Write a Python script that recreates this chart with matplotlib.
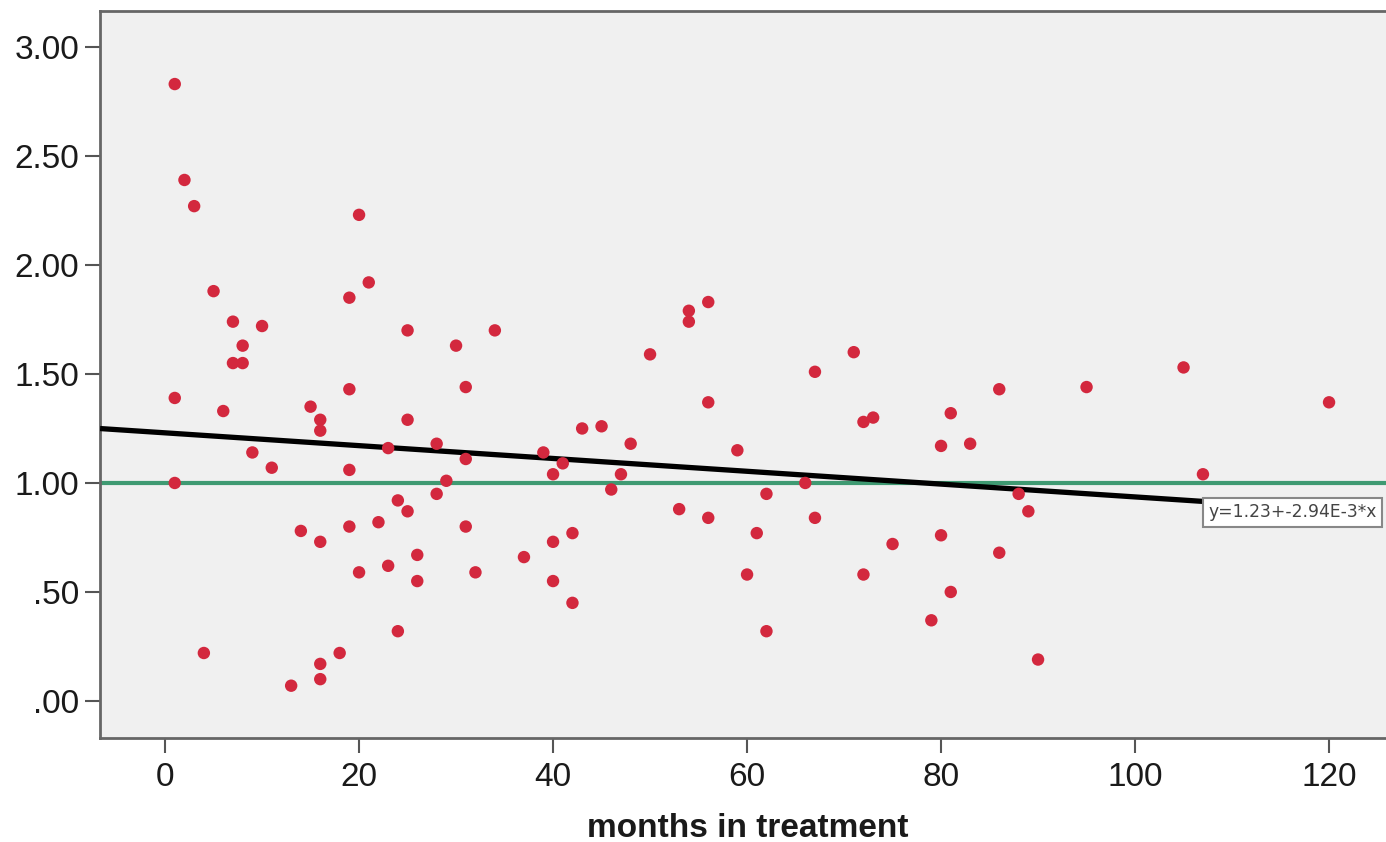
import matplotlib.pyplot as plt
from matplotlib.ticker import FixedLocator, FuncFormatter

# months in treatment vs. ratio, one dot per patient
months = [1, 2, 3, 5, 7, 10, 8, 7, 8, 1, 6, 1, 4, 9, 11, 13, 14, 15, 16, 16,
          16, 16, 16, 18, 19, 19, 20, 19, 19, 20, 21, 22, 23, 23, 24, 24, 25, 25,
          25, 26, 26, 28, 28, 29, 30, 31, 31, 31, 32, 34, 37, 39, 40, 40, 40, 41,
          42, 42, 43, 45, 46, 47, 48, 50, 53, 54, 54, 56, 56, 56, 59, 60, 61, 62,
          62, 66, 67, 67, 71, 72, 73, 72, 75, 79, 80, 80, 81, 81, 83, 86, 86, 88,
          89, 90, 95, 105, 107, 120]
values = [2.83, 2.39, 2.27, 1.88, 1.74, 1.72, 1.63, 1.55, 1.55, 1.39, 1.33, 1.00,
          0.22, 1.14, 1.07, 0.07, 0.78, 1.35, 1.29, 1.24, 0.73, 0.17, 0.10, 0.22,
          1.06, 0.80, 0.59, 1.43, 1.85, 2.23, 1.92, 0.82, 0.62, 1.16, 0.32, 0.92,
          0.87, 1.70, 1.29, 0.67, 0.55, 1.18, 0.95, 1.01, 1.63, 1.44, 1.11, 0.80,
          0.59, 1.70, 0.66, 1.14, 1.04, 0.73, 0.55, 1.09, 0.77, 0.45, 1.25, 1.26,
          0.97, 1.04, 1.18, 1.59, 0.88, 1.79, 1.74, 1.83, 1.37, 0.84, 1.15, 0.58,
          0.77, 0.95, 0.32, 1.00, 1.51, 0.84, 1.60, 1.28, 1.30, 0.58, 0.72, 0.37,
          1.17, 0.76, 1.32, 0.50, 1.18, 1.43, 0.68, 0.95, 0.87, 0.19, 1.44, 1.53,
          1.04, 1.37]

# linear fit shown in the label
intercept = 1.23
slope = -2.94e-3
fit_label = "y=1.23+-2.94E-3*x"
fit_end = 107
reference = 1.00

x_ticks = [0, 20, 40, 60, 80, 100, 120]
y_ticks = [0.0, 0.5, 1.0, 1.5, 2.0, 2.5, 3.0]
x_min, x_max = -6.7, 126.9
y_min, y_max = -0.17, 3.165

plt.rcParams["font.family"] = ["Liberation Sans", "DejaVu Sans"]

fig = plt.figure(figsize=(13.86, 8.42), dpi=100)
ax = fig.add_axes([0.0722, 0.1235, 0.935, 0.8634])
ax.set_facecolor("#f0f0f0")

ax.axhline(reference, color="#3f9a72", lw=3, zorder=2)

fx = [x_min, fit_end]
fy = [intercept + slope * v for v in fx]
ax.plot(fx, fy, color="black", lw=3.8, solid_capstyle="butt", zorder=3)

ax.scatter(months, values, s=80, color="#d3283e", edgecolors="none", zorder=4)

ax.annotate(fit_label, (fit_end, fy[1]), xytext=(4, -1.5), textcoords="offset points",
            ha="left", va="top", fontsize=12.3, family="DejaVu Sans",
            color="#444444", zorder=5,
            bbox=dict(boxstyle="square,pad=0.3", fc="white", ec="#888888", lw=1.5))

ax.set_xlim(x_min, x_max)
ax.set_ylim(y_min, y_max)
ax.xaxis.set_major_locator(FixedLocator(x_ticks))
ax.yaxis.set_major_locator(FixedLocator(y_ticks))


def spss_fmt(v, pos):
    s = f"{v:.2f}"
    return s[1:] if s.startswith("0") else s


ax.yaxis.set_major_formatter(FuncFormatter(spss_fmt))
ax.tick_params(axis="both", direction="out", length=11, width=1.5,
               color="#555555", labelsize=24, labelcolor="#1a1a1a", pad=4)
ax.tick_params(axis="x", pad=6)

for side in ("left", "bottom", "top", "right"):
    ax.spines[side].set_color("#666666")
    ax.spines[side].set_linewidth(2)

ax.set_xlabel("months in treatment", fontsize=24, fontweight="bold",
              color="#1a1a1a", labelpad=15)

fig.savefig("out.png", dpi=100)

------------------------------------------------------------

Job: Your task is to reproduce exactly the lines from the start of the data above through the line containing "from matplotlib.ticker import", leaving every picture out.

Expected answer:
Write a Python script that recreates this chart with matplotlib.
import matplotlib.pyplot as plt
from matplotlib.ticker import FixedLocator, FuncFormatter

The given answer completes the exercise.